Mark Twain famously observed, “OCTOBER: This is one of the peculiarly dangerous months to speculate in stocks in. The other are July, January, September, April, November, May, March, June, December, August, and February.”

There is always some reason not to invest in the market unless the Shiller Price Earnings Ratio is at or near a historic low. Barring massive actions by the world’s central banks, as has happened over the last decade, one of these opportunities will appear every twelve years or so. It pleases us to call such events recessions or depressions.

Repeat after me, “I can’t predict the future.”

I can look at facts, such as the growth of debt in the private and public sector, and make the reasonable assumption that this will not end well, but I can’t say with certainty when or how it will end. Puerto Rico just went bankrupt. In the next few days, Illinois may become the first state to see its credit rating lowered to junk bond status. What happens when the world’s markets lose confidence in the Federal Reserve Bank, the European Central Bank, or the People’s Bank of China?

As I read a report that simultaneously said yes and no to every possible option, I was reminded that investing is really pretty simple if you have made a contract with yourself.

In my case, it would look something like this:

1)The Prime Directive If I don’t understand it, I am not going to buy it.

2) I will maintain a roughly 50%/50% balance between equities and high quality income producing assets (this 50% includes about 10% in highly liquid positions like money market funds), through good times and bad.

3) I believe that dividends will create about ½ of the growth produced by my stock portfolio. Therefore, “Why should I buy this if it doesn’t pay a dividend?” is a serious question. Also, “Is this dividend sustainable?” becomes an important issue.

4) I don’t sell individual bonds or bond funds, unless I need to rebalance my portfolio. I will ride them to maturity and then reinvest as appropriate.

5) I will have a clear reason for making any investment, since this action will make me an owner of this company. The factors involved could include the size of the moat around the company’s business model, quality of management, record of increasing dividends, or a big story. I recently took a somewhat speculative (for me) position in Zimmer Biomet. I thought it an attractively priced opportunity to get into the business of selling artificial joints to aging Baby Boomers. That would be an example of a big story.
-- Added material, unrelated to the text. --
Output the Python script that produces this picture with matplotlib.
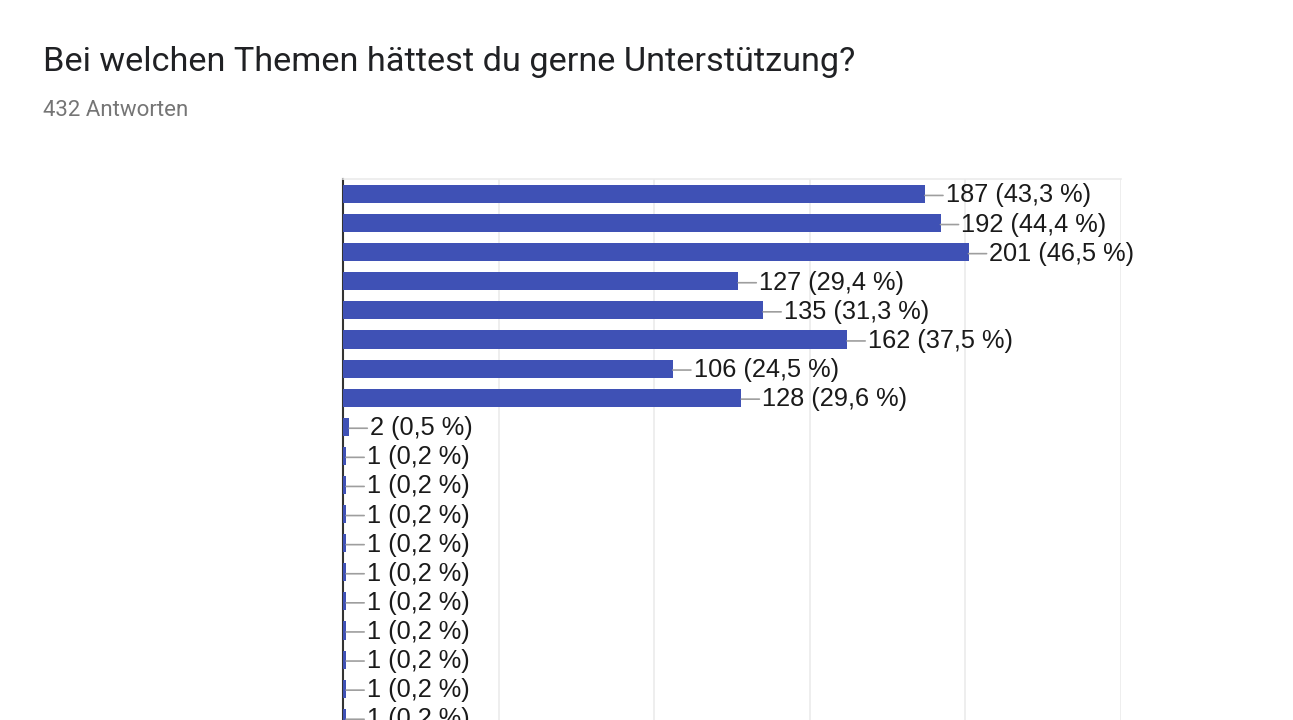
import matplotlib.pyplot as plt

# Google-Forms style summary chart (category labels are not shown in the source)
counts = [187, 192, 201, 127, 135, 162, 106, 128, 2, 1, 1, 1, 1, 1, 1, 1, 1, 1, 1]
percents = ["43,3", "44,4", "46,5", "29,4", "31,3", "37,5", "24,5", "29,6", "0,5",
            "0,2", "0,2", "0,2", "0,2", "0,2", "0,2", "0,2", "0,2", "0,2", "0,2"]
title = "Bei welchen Themen hättest du gerne Unterstützung?"
subtitle = "432 Antworten"

bar_color = "#3f51b5"

fig = plt.figure(figsize=(12.93, 7.2), dpi=100)
fig.text(43/1293, 1 - 71/720, title, fontsize=24.7, family=["Roboto", "DejaVu Sans"],
         color="#202124", va="baseline")
fig.text(43/1293, 1 - 116/720, subtitle, fontsize=16, family=["Roboto", "DejaVu Sans"],
         color="#757575", va="baseline")

ax = fig.add_axes([343/1293, 0, (1121-343)/1293, (720-179)/720])
rows = list(range(len(counts)))
ax.barh(rows, counts, height=0.62, color=bar_color, zorder=3)

for i, (v, p) in enumerate(zip(counts, percents)):
    ax.annotate(f"{v} ({p} %)", xy=(v, i + 0.05), xytext=(15, 0), textcoords="offset points",
                va="center", ha="left", fontsize=18.3, family=["Liberation Sans", "DejaVu Sans"],
                color="#1a1a1a", annotation_clip=False,
                arrowprops=dict(arrowstyle="-", color="#9e9e9e", lw=1.2,
                                shrinkA=0, shrinkB=0))

ax.set_xlim(0, 250)
ax.set_ylim(-0.515 + (720-179)/29.1, -0.515)
ax.set_xticks([0, 50, 100, 150, 200, 250])
ax.set_yticks([])
ax.tick_params(axis="x", length=0, labelbottom=False)
ax.grid(axis="x", color="#ebebeb", lw=1.2, zorder=0)
for s in ["right", "bottom"]:
    ax.spines[s].set_visible(False)
ax.spines["top"].set_color("#ebebeb")
ax.spines["top"].set_linewidth(1.2)
ax.spines["left"].set_color("#333333")
ax.spines["left"].set_linewidth(1.5)
ax.spines["left"].set_zorder(2)

fig.savefig("out.png", dpi=100)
Those are the most important clauses in my contract with myself. This has worked out pretty well for me, but these guidelines are certainly not the only possible rules for investment. Your age, your net worth, your fixed expenses and income, your personality, level of risk tolerance, and the amount of time you are willing to spend performing research will all contribute to the final contract you sign with yourself.

Keep It Simple Stupid is always good advice.

Treat your contract with yourself as seriously as you would any legal document that requires your signature.

Start investing today, because there will be a tomorrow, if not for you, there will be a tomorrow for someone you love.